*What to produce:*
Drop the images; return everything else in the listing below exactly.

*Source code of charts:*
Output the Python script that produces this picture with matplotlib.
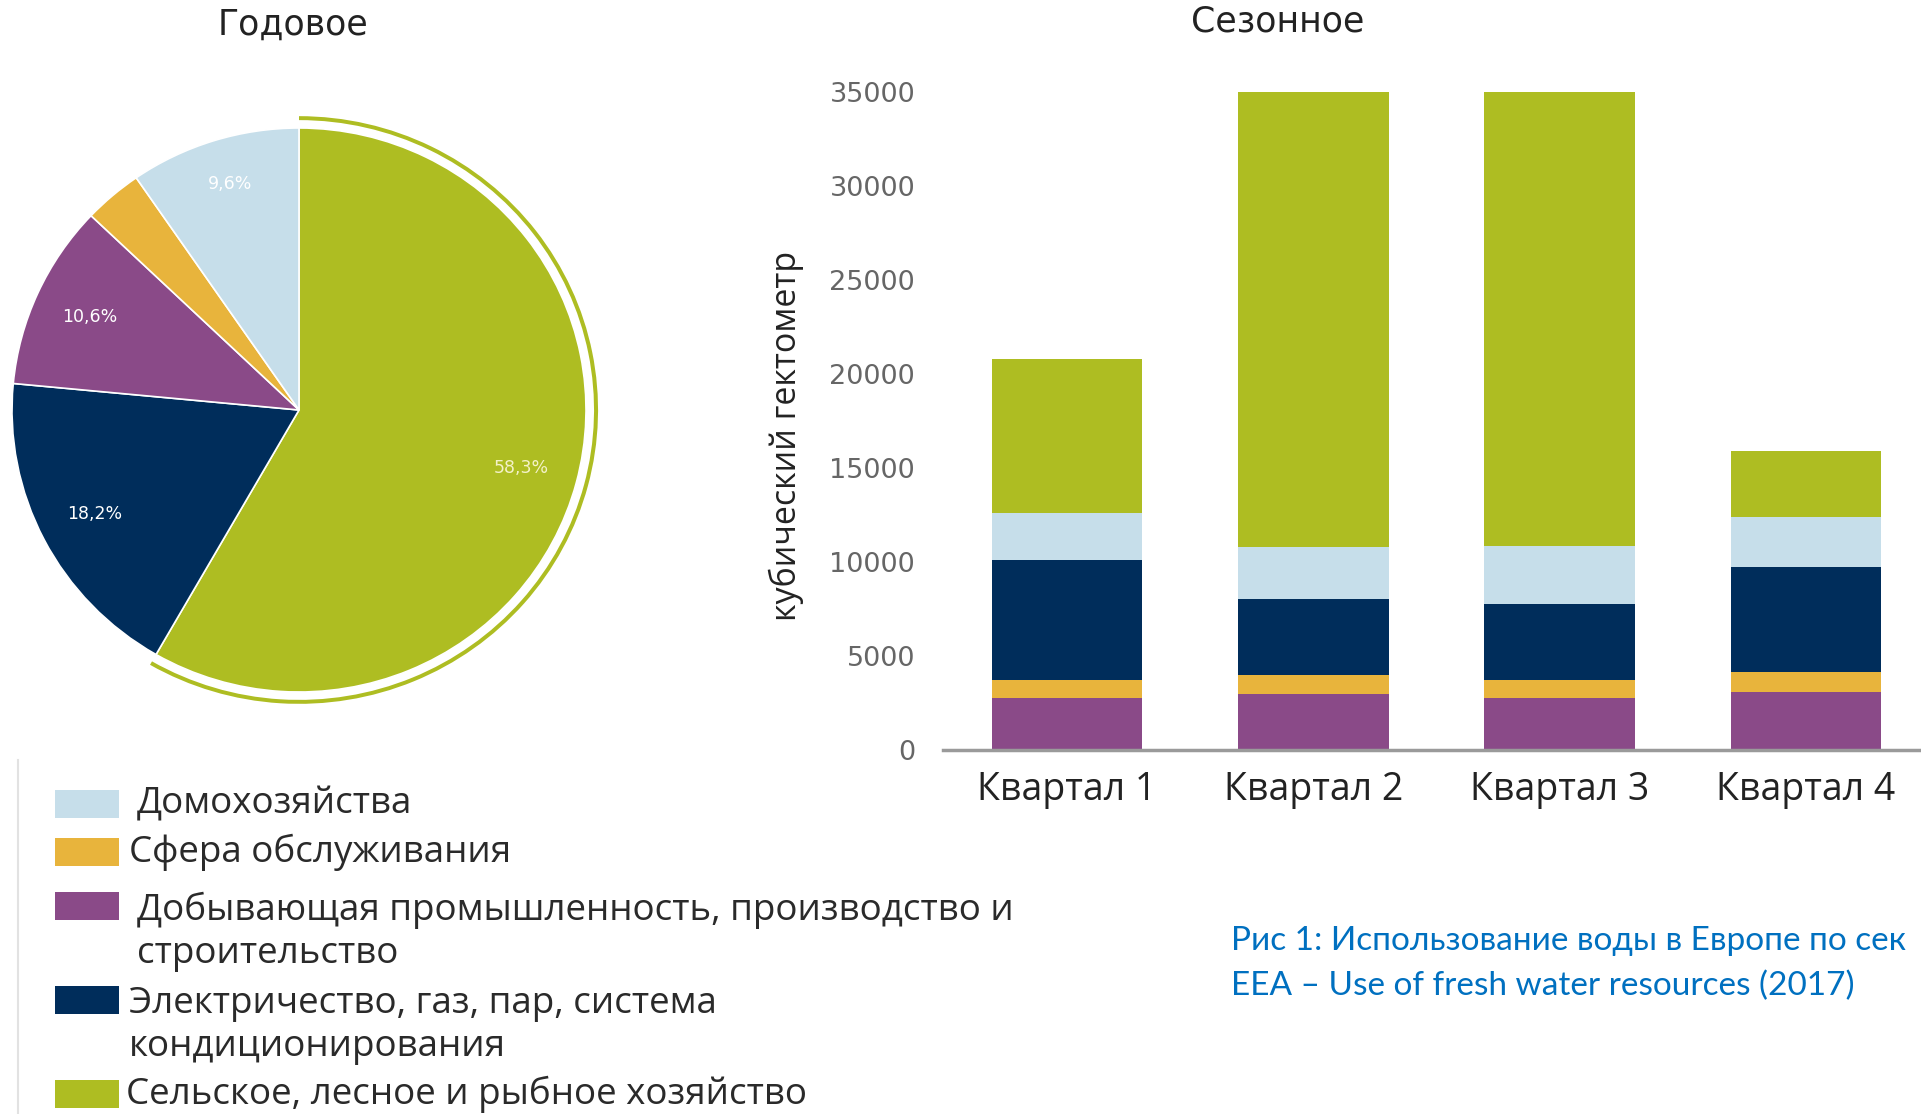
import matplotlib
matplotlib.use('Agg')
import matplotlib.pyplot as plt
from matplotlib.patches import Rectangle, Wedge
from matplotlib.lines import Line2D
import numpy as np

# Данные
sectors = ['Домохозяйства', 'Сфера обслуживания',
           'Добывающая промышленность, производство и\nстроительство',
           'Электричество, газ, пар, система\nкондиционирования',
           'Сельское, лесное и рыбное хозяйство']
colors = ['#C6DEEA', '#E8B43C', '#8A4A88', '#002D5B', '#AEBD22']

# годовое (%), порядок по часовой стрелке от верха
pie_order = [4, 3, 2, 1, 0]
pie_shares = [58.3, 18.2, 10.6, 3.3, 9.6]

# сезонное, кубический гектометр
quarters = ['Квартал 1', 'Квартал 2', 'Квартал 3', 'Квартал 4']
households = [2500, 2770, 3040, 2650]
services = [970, 1050, 1010, 1090]
industry = [2780, 2960, 2740, 3060]
energy = [6380, 4010, 4040, 5600]
agriculture = [8180, 24210, 24170, 3520]

W, H = 1921, 1114
fig = plt.figure(figsize=(W / 100, H / 100), dpi=100)
fig.patch.set_facecolor('white')


def fx(px):
    return px / W


def fy(py):
    return 1 - py / H


# ---- круговая диаграмма
cx, cy, Rx, Ry = 299, 410, 287, 282
half = 300
ax1 = fig.add_axes([fx(cx - half), fy(cy + half), 2 * half / W, 2 * half / H])
pie_colors = [colors[i] for i in pie_order]


def pct_fmt(p):
    if p < 5:
        return ''
    return f'{p:.1f}%'.replace('.', ',')


wedges, _, autotexts = ax1.pie(pie_shares, colors=pie_colors, startangle=90,
                               counterclock=False, autopct=pct_fmt, pctdistance=0.8,
                               wedgeprops=dict(edgecolor='white', linewidth=1.2),
                               textprops=dict(color='white', fontsize=12.5,
                                              family='DejaVu Sans'))
autotexts[0].set_color('#F4F2C8')
autotexts[4].set_position((-0.24, 0.8))
# кольцо вокруг выделенного сектора
g = wedges[0]
ax1.add_patch(Wedge((0, 0), 1.042, g.theta1, g.theta2, width=0.014,
                    facecolor=colors[4], edgecolor='none'))
ax1.set_xlim(-half / Rx, half / Rx)
ax1.set_ylim(-half / Ry, half / Ry)
ax1.set_aspect('auto')
ax1.axis('off')

fig.text(fx(293), fy(25), 'Годовое', ha='center', va='center',
         fontsize=25, color='#222222', family='DejaVu Sans')

# ---- столбчатая диаграмма
left_px, right_px, top_px, bottom_px = 943, 1921, 92, 750
ax2 = fig.add_axes([fx(left_px), fy(bottom_px), (right_px - left_px) / W,
                    (bottom_px - top_px) / H])
x = np.arange(len(quarters))
bottom = np.zeros(len(quarters))
for vals, c in zip([industry, services, energy, households, agriculture],
                   [colors[2], colors[1], colors[3], colors[0], colors[4]]):
    ax2.bar(x, vals, width=0.612, bottom=bottom, color=c, linewidth=0)
    bottom += np.array(vals)

ax2.set_xlim(-0.503, 3.467)
ax2.set_ylim(0, 35000)
ax2.set_yticks(range(0, 35001, 5000))
ax2.set_xticks(x)
ax2.set_xticklabels(quarters, fontsize=27, family='Open Sans', color='#222222')
ax2.tick_params(axis='y', length=0, pad=20, labelsize=19.5, labelcolor='#666666')
ax2.tick_params(axis='x', length=0, pad=15)
for s in ['top', 'right', 'left']:
    ax2.spines[s].set_visible(False)
ax2.spines['bottom'].set_color('#9A9A9A')
ax2.spines['bottom'].set_linewidth(2.5)

fig.text(fx(786), fy(436), 'кубический гектометр', rotation=90, ha='center',
         va='center', fontsize=24.5, family='Open Sans', color='#222222')
fig.text(fx(1278), fy(22), 'Сезонное', ha='center', va='center',
         fontsize=25, color='#222222', family='DejaVu Sans')

# ---- легенда
leg_rows = [(0, 804, 137), (1, 852, 129), (2, 906, 137), (3, 1000, 129), (4, 1094, 126)]
for idx, ypx, tx in leg_rows:
    fig.add_artist(Rectangle((fx(55), fy(ypx + 14)), 64 / W, 28 / H,
                             transform=fig.transFigure, facecolor=colors[idx],
                             edgecolor='none'))
    if '\n' in sectors[idx]:
        fig.text(fx(tx), fy(ypx - 14), sectors[idx], ha='left', va='top',
                 fontsize=26.5, family='Open Sans', color='#2A2A2A', linespacing=1.25)
    else:
        fig.text(fx(tx), fy(ypx), sectors[idx], ha='left', va='center',
                 fontsize=26.5, family='Open Sans', color='#2A2A2A')
fig.add_artist(Line2D([fx(18), fx(18)], [fy(760), 0], transform=fig.transFigure,
                      color='#E2E2E2', linewidth=1.5))

# ---- подпись (обрезана у правого края, как в оригинале)
fig.text(fx(1231), fy(941), 'Рис 1: Использование воды в Европе по сек',
         ha='left', va='center', fontsize=24, family='Lato', color='#0070C0')
fig.text(fx(1231), fy(986), 'EEA – Use of fresh water resources (2017)',
         ha='left', va='center', fontsize=24, family='Lato', color='#0070C0')

fig.savefig('out.png', dpi=100)
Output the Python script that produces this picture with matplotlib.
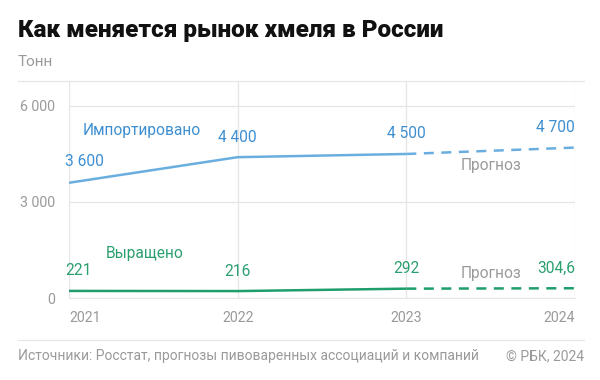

*Output of the exercise:*
Output the Python script that produces this picture with matplotlib.
import matplotlib
matplotlib.use('Agg')
import matplotlib.pyplot as plt
from matplotlib.patches import Rectangle, Wedge
from matplotlib.lines import Line2D
import numpy as np

# Данные
sectors = ['Домохозяйства', 'Сфера обслуживания',
           'Добывающая промышленность, производство и\nстроительство',
           'Электричество, газ, пар, система\nкондиционирования',
           'Сельское, лесное и рыбное хозяйство']
colors = ['#C6DEEA', '#E8B43C', '#8A4A88', '#002D5B', '#AEBD22']

# годовое (%), порядок по часовой стрелке от верха
pie_order = [4, 3, 2, 1, 0]
pie_shares = [58.3, 18.2, 10.6, 3.3, 9.6]

# сезонное, кубический гектометр
quarters = ['Квартал 1', 'Квартал 2', 'Квартал 3', 'Квартал 4']
households = [2500, 2770, 3040, 2650]
services = [970, 1050, 1010, 1090]
industry = [2780, 2960, 2740, 3060]
energy = [6380, 4010, 4040, 5600]
agriculture = [8180, 24210, 24170, 3520]

W, H = 1921, 1114
fig = plt.figure(figsize=(W / 100, H / 100), dpi=100)
fig.patch.set_facecolor('white')


def fx(px):
    return px / W


def fy(py):
    return 1 - py / H


# ---- круговая диаграмма
cx, cy, Rx, Ry = 299, 410, 287, 282
half = 300
ax1 = fig.add_axes([fx(cx - half), fy(cy + half), 2 * half / W, 2 * half / H])
pie_colors = [colors[i] for i in pie_order]


def pct_fmt(p):
    if p < 5:
        return ''
    return f'{p:.1f}%'.replace('.', ',')


wedges, _, autotexts = ax1.pie(pie_shares, colors=pie_colors, startangle=90,
                               counterclock=False, autopct=pct_fmt, pctdistance=0.8,
                               wedgeprops=dict(edgecolor='white', linewidth=1.2),
                               textprops=dict(color='white', fontsize=12.5,
                                              family='DejaVu Sans'))
autotexts[0].set_color('#F4F2C8')
autotexts[4].set_position((-0.24, 0.8))
# кольцо вокруг выделенного сектора
g = wedges[0]
ax1.add_patch(Wedge((0, 0), 1.042, g.theta1, g.theta2, width=0.014,
                    facecolor=colors[4], edgecolor='none'))
ax1.set_xlim(-half / Rx, half / Rx)
ax1.set_ylim(-half / Ry, half / Ry)
ax1.set_aspect('auto')
ax1.axis('off')

fig.text(fx(293), fy(25), 'Годовое', ha='center', va='center',
         fontsize=25, color='#222222', family='DejaVu Sans')

# ---- столбчатая диаграмма
left_px, right_px, top_px, bottom_px = 943, 1921, 92, 750
ax2 = fig.add_axes([fx(left_px), fy(bottom_px), (right_px - left_px) / W,
                    (bottom_px - top_px) / H])
x = np.arange(len(quarters))
bottom = np.zeros(len(quarters))
for vals, c in zip([industry, services, energy, households, agriculture],
                   [colors[2], colors[1], colors[3], colors[0], colors[4]]):
    ax2.bar(x, vals, width=0.612, bottom=bottom, color=c, linewidth=0)
    bottom += np.array(vals)

ax2.set_xlim(-0.503, 3.467)
ax2.set_ylim(0, 35000)
ax2.set_yticks(range(0, 35001, 5000))
ax2.set_xticks(x)
ax2.set_xticklabels(quarters, fontsize=27, family='Open Sans', color='#222222')
ax2.tick_params(axis='y', length=0, pad=20, labelsize=19.5, labelcolor='#666666')
ax2.tick_params(axis='x', length=0, pad=15)
for s in ['top', 'right', 'left']:
    ax2.spines[s].set_visible(False)
ax2.spines['bottom'].set_color('#9A9A9A')
ax2.spines['bottom'].set_linewidth(2.5)

fig.text(fx(786), fy(436), 'кубический гектометр', rotation=90, ha='center',
         va='center', fontsize=24.5, family='Open Sans', color='#222222')
fig.text(fx(1278), fy(22), 'Сезонное', ha='center', va='center',
         fontsize=25, color='#222222', family='DejaVu Sans')

# ---- легенда
leg_rows = [(0, 804, 137), (1, 852, 129), (2, 906, 137), (3, 1000, 129), (4, 1094, 126)]
for idx, ypx, tx in leg_rows:
    fig.add_artist(Rectangle((fx(55), fy(ypx + 14)), 64 / W, 28 / H,
                             transform=fig.transFigure, facecolor=colors[idx],
                             edgecolor='none'))
    if '\n' in sectors[idx]:
        fig.text(fx(tx), fy(ypx - 14), sectors[idx], ha='left', va='top',
                 fontsize=26.5, family='Open Sans', color='#2A2A2A', linespacing=1.25)
    else:
        fig.text(fx(tx), fy(ypx), sectors[idx], ha='left', va='center',
                 fontsize=26.5, family='Open Sans', color='#2A2A2A')
fig.add_artist(Line2D([fx(18), fx(18)], [fy(760), 0], transform=fig.transFigure,
                      color='#E2E2E2', linewidth=1.5))

# ---- подпись (обрезана у правого края, как в оригинале)
fig.text(fx(1231), fy(941), 'Рис 1: Использование воды в Европе по сек',
         ha='left', va='center', fontsize=24, family='Lato', color='#0070C0')
fig.text(fx(1231), fy(986), 'EEA – Use of fresh water resources (2017)',
         ha='left', va='center', fontsize=24, family='Lato', color='#0070C0')

fig.savefig('out.png', dpi=100)
Output the Python script that produces this picture with matplotlib.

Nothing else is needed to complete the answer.